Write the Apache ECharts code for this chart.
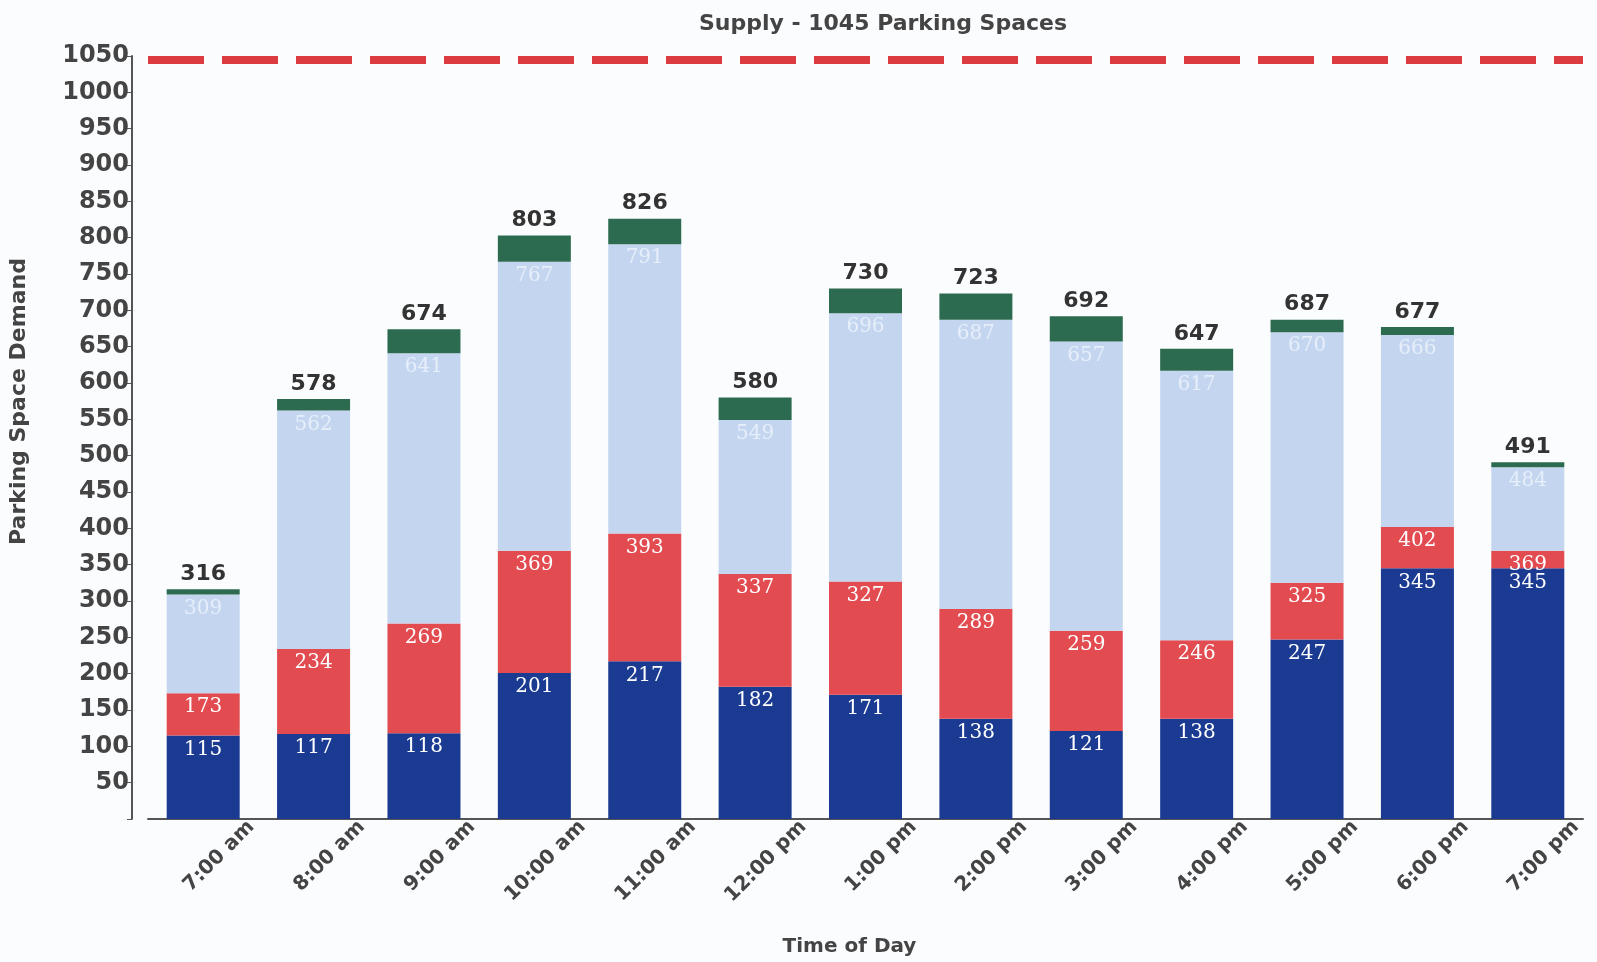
<!DOCTYPE html>
<html>
<head>
<meta charset="utf-8">
<script src="https://cdn.jsdelivr.net/npm/echarts@6/dist/echarts.min.js"></script>
<style>
  html, body { margin: 0; padding: 0; background: #fbfcfe; }
  #chart { width: 1597px; height: 962px; }
</style>
</head>
<body>
<div id="chart"></div>
<script>
// 数据（从图上读出，累计值）
var times = ['7:00 am', '8:00 am', '9:00 am', '10:00 am', '11:00 am', '12:00 pm', '1:00 pm', '2:00 pm', '3:00 pm', '4:00 pm', '5:00 pm', '6:00 pm', '7:00 pm'];
var blueCum = [115, 117, 118, 201, 217, 182, 171, 138, 121, 138, 247, 345, 345];
var redCum = [173, 234, 269, 369, 393, 337, 327, 289, 259, 246, 325, 402, 369];
var lightCum = [309, 562, 641, 767, 791, 549, 696, 687, 657, 617, 670, 666, 484];
var totals = [316, 578, 674, 803, 826, 580, 730, 723, 692, 647, 687, 677, 491];
var supply = 1045;

function diff(a, b) {
  return a.map(function (v, i) { return v - b[i]; });
}

var labelFont = 'DejaVu Serif';
var sansFont = 'DejaVu Sans, sans-serif';

function inLabel(cum, color) {
  return {
    show: true,
    position: 'insideTop',
    distance: 4,
    color: color,
    fontFamily: labelFont,
    fontSize: 20,
    formatter: function (p) { return cum[p.dataIndex]; }
  };
}

var chart = echarts.init(document.getElementById('chart'));

var option = {
  backgroundColor: '#fbfcfe',
  animation: false,
  title: {
    text: 'Supply - ' + supply + ' Parking Spaces',
    left: 878,
    top: 8,
    textAlign: 'center',
    textStyle: { color: '#444', fontFamily: sansFont, fontSize: 22, fontWeight: 'bold' }
  },
  grid: { left: 145, right: 14, top: 56, bottom: 143 },
  xAxis: [
    {
      type: 'category',
      data: times,
      name: 'Time of Day',
      nameLocation: 'middle',
      nameGap: 118,
      nameTextStyle: { color: '#444', fontFamily: sansFont, fontSize: 20, fontWeight: 'bold', padding: [0, 32, 0, 0] },
      axisLine: { lineStyle: { color: '#555', width: 2 } },
      axisTick: { show: false },
      axisLabel: { show: false }
    },
    {
      // 标签放在每根柱子的右边界处（与原图一致）
      type: 'category',
      data: [''].concat(times),
      boundaryGap: false,
      position: 'bottom',
      axisLine: { show: false },
      axisTick: { show: false },
      axisLabel: {
        rotate: 45,
        interval: 0,
        color: '#444',
        fontFamily: sansFont,
        fontSize: 20,
        fontWeight: 'bold',
        verticalAlign: 'bottom',
        margin: 12
      }
    }
  ],
  yAxis: {
    type: 'value',
    min: 0,
    max: 1050,
    interval: 50,
    offset: 16,
    name: 'Parking Space Demand',
    nameLocation: 'middle',
    nameGap: 102,
    nameTextStyle: { color: '#444', fontFamily: sansFont, fontSize: 22, fontWeight: 'bold', padding: [0, 0, 0, 72] },
    axisLine: { show: true, lineStyle: { color: '#555', width: 2 } },
    axisTick: { show: true, length: 5, lineStyle: { color: '#555' } },
    splitLine: { show: false },
    axisLabel: {
      color: '#444',
      fontFamily: sansFont,
      fontSize: 24,
      fontWeight: 'bold',
      margin: 3,
      formatter: function (v) { return v === 0 ? '' : v; }
    }
  },
  series: [
    {
      name: 'blue',
      type: 'bar',
      stack: 'demand',
      barWidth: 73,
      data: blueCum,
      itemStyle: { color: '#1b3b92' },
      label: inLabel(blueCum, '#ffffff'),
      markLine: {
        symbol: 'none',
        silent: true,
        label: { show: false },
        lineStyle: { color: '#dc3b40', width: 8, type: [56, 18] },
        data: [{ yAxis: supply }]
      }
    },
    {
      name: 'red',
      type: 'bar',
      stack: 'demand',
      data: diff(redCum, blueCum),
      itemStyle: { color: '#e24b50' },
      label: inLabel(redCum, '#ffffff')
    },
    {
      name: 'lightblue',
      type: 'bar',
      stack: 'demand',
      data: diff(lightCum, redCum),
      itemStyle: { color: '#c4d6ef' },
      label: inLabel(lightCum, '#e6eefa')
    },
    {
      name: 'green',
      type: 'bar',
      stack: 'demand',
      data: diff(totals, lightCum),
      itemStyle: { color: '#2c6b4f' },
      label: {
        show: true,
        position: 'top',
        distance: 4,
        color: '#333',
        fontFamily: sansFont,
        fontSize: 22,
        fontWeight: 'bold',
        formatter: function (p) { return totals[p.dataIndex]; }
      }
    }
  ]
};

chart.setOption(option);
</script>
</body>
</html>
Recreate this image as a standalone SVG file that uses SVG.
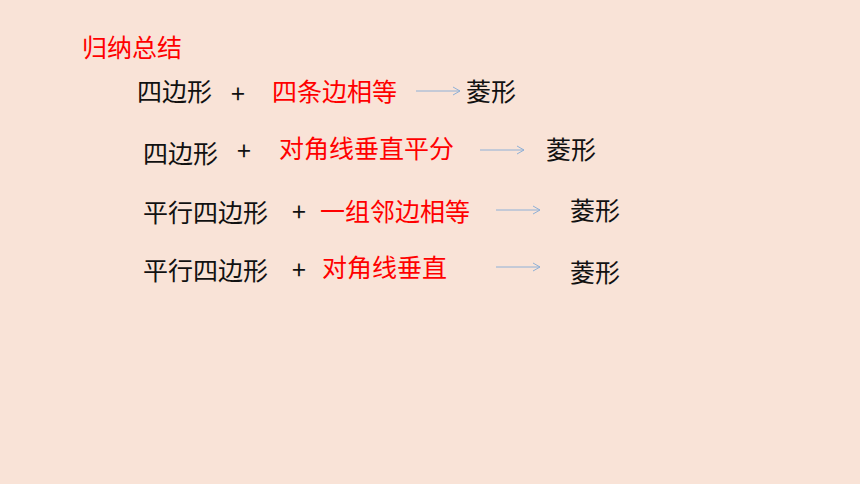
<svg xmlns="http://www.w3.org/2000/svg" width="860" height="484" viewBox="0 0 860 484">
<style>
text{font-family:"Noto Sans CJK SC","Noto Sans",sans-serif;font-size:25px}
.k{fill:#111}
.r{fill:#ff0000}
.c{stroke:#8fb0d6;stroke-width:1;fill:none}
</style>
<defs>
<marker id="ah" markerWidth="10" markerHeight="10" refX="8" refY="5" orient="auto" markerUnits="userSpaceOnUse">
<path d="M1,1 L8,5 L1,9" stroke="#8fb0d6" stroke-width="1" fill="none"/>
</marker>
</defs>
<rect width="860" height="484" fill="#f9e3d7"/>
<g id="title"><text class="r" x="82" y="57">归纳总结</text></g>
<g id="row1">
<text class="k" x="137" y="101">四边形</text>
<text class="k" x="231" y="103">+</text>
<text class="r" x="272" y="101">四条边相等</text>
<text class="k" x="466" y="101">菱形</text>
</g>
<g id="row2">
<text class="k" x="143" y="163">四边形</text>
<text class="k" x="237" y="160">+</text>
<text class="r" x="279" y="158">对角线垂直平分</text>
<text class="k" x="546" y="159">菱形</text>
</g>
<g id="row3">
<text class="k" x="143" y="222">平行四边形</text>
<text class="k" x="292" y="221">+</text>
<text class="r" x="320" y="221">一组邻边相等</text>
<text class="k" x="570" y="220">菱形</text>
</g>
<g id="row4">
<text class="k" x="143" y="280">平行四边形</text>
<text class="k" x="292" y="279">+</text>
<text class="r" x="322" y="277">对角线垂直</text>
<text class="k" x="570" y="282">菱形</text>
</g>
<g id="connectors">
<line class="c" x1="416" y1="91" x2="460" y2="91" marker-end="url(#ah)"/>
<line class="c" x1="480" y1="150" x2="524" y2="150" marker-end="url(#ah)"/>
<line class="c" x1="496" y1="210" x2="540" y2="210" marker-end="url(#ah)"/>
<line class="c" x1="496" y1="267" x2="540" y2="267" marker-end="url(#ah)"/>
</g>
</svg>
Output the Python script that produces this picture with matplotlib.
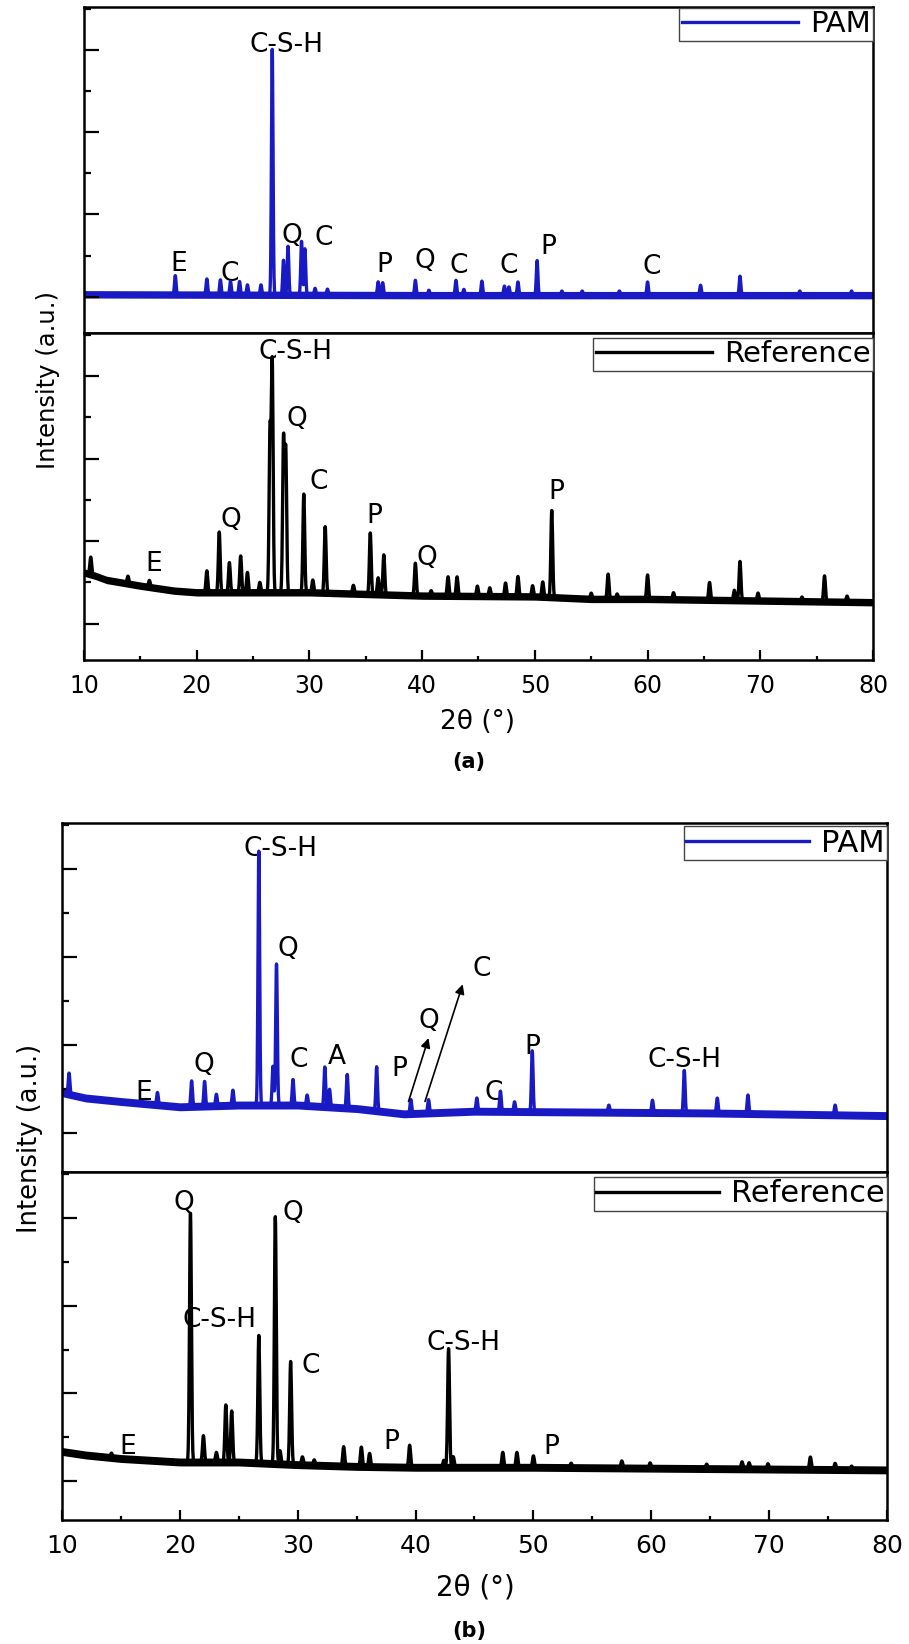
import numpy as np
import matplotlib.pyplot as plt

plt.rcParams['font.family'] = ['DejaVu Sans']

W, H = 909, 1644
two_theta = np.arange(10, 80.001, 0.02)

# ---- (a) PAM ----
pam_a_base_x = [10, 40, 80]
pam_a_base_y = [0.03, 0.02, 0.02]
pam_a_pos = [18.1, 20.9, 22.1, 23.0, 23.8, 24.5, 25.7, 26.7, 27.7, 28.1, 29.3, 29.6, 30.5, 31.6,
             36.1, 36.5, 39.4, 40.6, 43.0, 43.7, 45.3, 47.3, 47.7, 48.5, 50.2, 52.4, 54.2, 57.5,
             60.0, 64.7, 68.2, 73.5, 78.1]
pam_a_height = [0.23, 0.19, 0.18, 0.16, 0.16, 0.12, 0.12, 2.98, 0.42, 0.59, 0.65, 0.56, 0.08, 0.07,
                0.16, 0.15, 0.18, 0.06, 0.18, 0.07, 0.17, 0.11, 0.10, 0.16, 0.42, 0.05, 0.05, 0.05,
                0.16, 0.12, 0.23, 0.05, 0.05]
pam_a_labels = ['C-S-H', 'Q', 'C', 'E', 'C', 'P', 'Q', 'C', 'C', 'P', 'C']
pam_a_label_x = [28.0, 28.4, 31.3, 18.4, 22.9, 36.6, 40.2, 43.2, 47.7, 51.2, 60.4]
pam_a_label_y = [3.06, 0.74, 0.71, 0.40, 0.28, 0.39, 0.43, 0.37, 0.37, 0.60, 0.36]

# ---- (a) Reference ----
ref_a_base_x = [10, 11, 12, 15, 18, 20, 25, 30, 35, 40, 50, 55, 60, 70, 80]
ref_a_base_y = [0.62, 0.58, 0.53, 0.46, 0.40, 0.38, 0.38, 0.38, 0.36, 0.34, 0.33, 0.30, 0.30, 0.28, 0.26]
ref_a_pos = [10.6, 13.9, 15.8, 20.9, 22.0, 22.9, 23.9, 24.5, 25.6, 26.5, 26.7, 27.7, 27.9, 29.5,
             30.3, 31.4, 33.9, 35.4, 36.1, 36.6, 39.4, 40.8, 42.3, 43.1, 44.9, 46.0, 47.4, 48.5,
             49.8, 50.7, 51.5, 55.0, 56.5, 57.3, 60.0, 62.3, 65.5, 67.7, 68.2, 69.8, 73.7, 75.7, 77.7]
ref_a_height = [0.21, 0.09, 0.08, 0.26, 0.73, 0.36, 0.44, 0.24, 0.12, 1.92, 2.77, 1.85, 1.70, 1.19,
                0.15, 0.80, 0.10, 0.74, 0.20, 0.48, 0.39, 0.06, 0.23, 0.23, 0.12, 0.10, 0.16, 0.24,
                0.13, 0.18, 1.05, 0.07, 0.30, 0.06, 0.29, 0.08, 0.21, 0.12, 0.47, 0.09, 0.05, 0.31, 0.07]
ref_a_labels = ['C-S-H', 'Q', 'C', 'Q', 'E', 'P', 'Q', 'P']
ref_a_label_x = [28.8, 28.9, 30.8, 23.0, 16.2, 35.8, 40.4, 51.9]
ref_a_label_y = [3.29, 2.48, 1.71, 1.26, 0.72, 1.30, 0.80, 1.59]

# ---- (b) PAM ----
pam_b_base_x = [10, 12, 15, 20, 25, 30, 35, 39, 45, 55, 65, 80]
pam_b_base_y = [0.46, 0.40, 0.36, 0.30, 0.32, 0.32, 0.28, 0.22, 0.25, 0.24, 0.23, 0.20]
pam_b_pos = [10.6, 18.1, 21.0, 22.1, 23.1, 24.5, 26.7, 27.9, 28.2, 29.6, 30.8, 32.3, 32.7, 34.2,
             36.7, 39.6, 41.1, 45.2, 47.2, 48.4, 49.9, 56.4, 60.1, 62.8, 65.6, 68.2, 75.6]
pam_b_height = [0.24, 0.14, 0.29, 0.28, 0.13, 0.17, 2.88, 0.44, 1.60, 0.29, 0.12, 0.45, 0.20, 0.38,
                0.50, 0.16, 0.15, 0.15, 0.23, 0.11, 0.69, 0.08, 0.14, 0.48, 0.17, 0.21, 0.11]
pam_b_labels = ['C-S-H', 'Q', 'C', 'A', 'Q', 'E', 'P', 'Q', 'C', 'C', 'P', 'C-S-H']
pam_b_label_x = [28.5, 29.2, 30.1, 33.3, 22.0, 16.9, 38.6, 41.1, 45.6, 46.6, 49.9, 62.8]
pam_b_label_y = [3.22, 2.09, 0.83, 0.86, 0.77, 0.46, 0.73, 1.27, 1.86, 0.46, 0.98, 0.83]
pam_b_arrow_from = [(39.4, 0.36), (40.8, 0.36)]
pam_b_arrow_to = [(41.1, 1.08), (44.0, 1.69)]

# ---- (b) Reference ----
ref_b_base_x = [10, 12, 15, 20, 25, 30, 35, 40, 50, 60, 70, 80]
ref_b_base_y = [0.34, 0.30, 0.26, 0.22, 0.22, 0.19, 0.17, 0.16, 0.16, 0.15, 0.14, 0.13]
ref_b_pos = [14.2, 20.9, 22.0, 23.1, 23.9, 24.4, 26.7, 28.1, 28.5, 29.4, 30.4, 31.4, 33.9, 35.4,
             36.1, 39.5, 42.4, 42.8, 43.2, 47.4, 48.6, 50.0, 53.2, 57.5, 59.9, 64.7, 67.7, 68.3,
             69.9, 73.5, 75.6, 77.0]
ref_b_height = [0.05, 2.83, 0.30, 0.11, 0.65, 0.58, 1.45, 2.81, 0.15, 1.17, 0.09, 0.06, 0.22, 0.22,
                0.15, 0.25, 0.08, 1.35, 0.12, 0.17, 0.17, 0.13, 0.05, 0.08, 0.06, 0.05, 0.08, 0.07,
                0.06, 0.14, 0.07, 0.04]
ref_b_labels = ['Q', 'Q', 'C-S-H', 'C', 'C-S-H', 'E', 'P', 'P']
ref_b_label_x = [20.3, 29.6, 23.4, 31.1, 44.1, 15.6, 37.9, 51.5]
ref_b_label_y = [3.17, 3.05, 1.84, 1.31, 1.57, 0.39, 0.45, 0.39]

BLUE = '#1a1ac4'


def pattern(pos, height, base_x, base_y, width):
    base = np.interp(two_theta, base_x, base_y)
    y = base.copy()
    for p, h in zip(pos, height):
        y += h * np.exp(-0.5 * ((two_theta - p) / width) ** 2)
    return base, y


def add_panel(fig, l, r, t, b):
    return fig.add_axes([l / W, 1 - b / H, (r - l) / W, (b - t) / H])


def style(ax, bottom, tsize):
    ax.set_xlim(10, 80)
    ax.set_ylim(-0.44, 3.52)
    ax.set_yticks([0, 1, 2, 3])
    ax.set_yticks([0.5, 1.5, 2.5, 3.5], minor=True)
    ax.tick_params(axis='y', which='major', direction='in', length=10.8, width=1.6,
                   labelleft=False, right=False)
    ax.tick_params(axis='y', which='minor', direction='in', length=5, width=1.6, right=False)
    for s in ax.spines.values():
        s.set_linewidth(1.8)
    if bottom:
        ax.set_xticks(range(10, 81, 10))
        ax.set_xticks(range(15, 80, 10), minor=True)
        ax.tick_params(axis='x', which='major', direction='in', length=7.2, width=1.6,
                       labelsize=tsize, pad=10, top=False)
        ax.tick_params(axis='x', which='minor', direction='in', length=3.2, width=1.6, top=False)
    else:
        ax.tick_params(axis='x', which='both', bottom=False, top=False, labelbottom=False)


def draw(ax, pos, height, base_x, base_y, width, color, name, labels, lx, ly, fsize, lgsize, off):
    base, y = pattern(pos, height, base_x, base_y, width)
    # noisy baseline band
    ax.fill_between(two_theta, base - 0.045, base + 0.045, color=color, lw=0)
    ax.plot(two_theta, y, color=color, lw=2.4, label=name)
    for t, x0, y0 in zip(labels, lx, ly):
        ax.text(x0, y0, t, ha='center', va='center', fontsize=fsize, zorder=1)
    leg = ax.legend(loc='upper right', bbox_to_anchor=(1, 1 - off), borderaxespad=0,
                    fontsize=lgsize, frameon=True, fancybox=False, edgecolor='#444444',
                    framealpha=1, handlelength=4.0, handletextpad=0.4, borderpad=0.08)
    leg.get_frame().set_linewidth(1.0)


fig = plt.figure(figsize=(W / 100, H / 100), dpi=100)

# panel (a)
ax1 = add_panel(fig, 84, 873, 7, 333)
ax2 = add_panel(fig, 84, 873, 333, 660)
style(ax1, False, 17)
style(ax2, True, 17)
draw(ax1, pam_a_pos, pam_a_height, pam_a_base_x, pam_a_base_y, 0.07, BLUE, 'PAM',
     pam_a_labels, pam_a_label_x, pam_a_label_y, 19, 21, 0.003)
draw(ax2, ref_a_pos, ref_a_height, ref_a_base_x, ref_a_base_y, 0.08, 'black', 'Reference',
     ref_a_labels, ref_a_label_x, ref_a_label_y, 19, 21, 0.015)
fig.text(48 / W, 1 - 380 / H, 'Intensity (a.u.)', rotation=90, ha='center', va='center', fontsize=17.5)
fig.text(478 / W, 1 - 722 / H, '2θ (°)', ha='center', va='center', fontsize=19)
fig.text(469 / W, 1 - 762 / H, '(a)', ha='center', va='center', fontsize=15, fontweight='bold')

# panel (b)
ax3 = add_panel(fig, 62, 887, 823, 1172)
ax4 = add_panel(fig, 62, 887, 1172, 1520)
style(ax3, False, 18)
style(ax4, True, 18)
draw(ax3, pam_b_pos, pam_b_height, pam_b_base_x, pam_b_base_y, 0.07, BLUE, 'PAM',
     pam_b_labels, pam_b_label_x, pam_b_label_y, 19, 22, 0.009)
for a0, a1 in zip(pam_b_arrow_from, pam_b_arrow_to):
    ax3.annotate('', xy=a1, xytext=a0,
                 arrowprops=dict(arrowstyle='-|>', color='black', lw=1.2, mutation_scale=14,
                                 shrinkA=0, shrinkB=0))
draw(ax4, ref_b_pos, ref_b_height, ref_b_base_x, ref_b_base_y, 0.08, 'black', 'Reference',
     ref_b_labels, ref_b_label_x, ref_b_label_y, 19, 22, 0.014)
fig.text(30 / W, 1 - 1138 / H, 'Intensity (a.u.)', rotation=90, ha='center', va='center', fontsize=18.5)
fig.text(475 / W, 1 - 1587 / H, '2θ (°)', ha='center', va='center', fontsize=20)
fig.text(469 / W, 1 - 1631 / H, '(b)', ha='center', va='center', fontsize=15, fontweight='bold')

fig.savefig('out.png', dpi=100)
● ● ● ● ● ● ●
OBJECTIVE -
Scan the material above. Extract every line in which the word "matplotlib" occurs.

EXPECTED OUTPUT -
Output the Python script that produces this picture with matplotlib.
import matplotlib.pyplot as plt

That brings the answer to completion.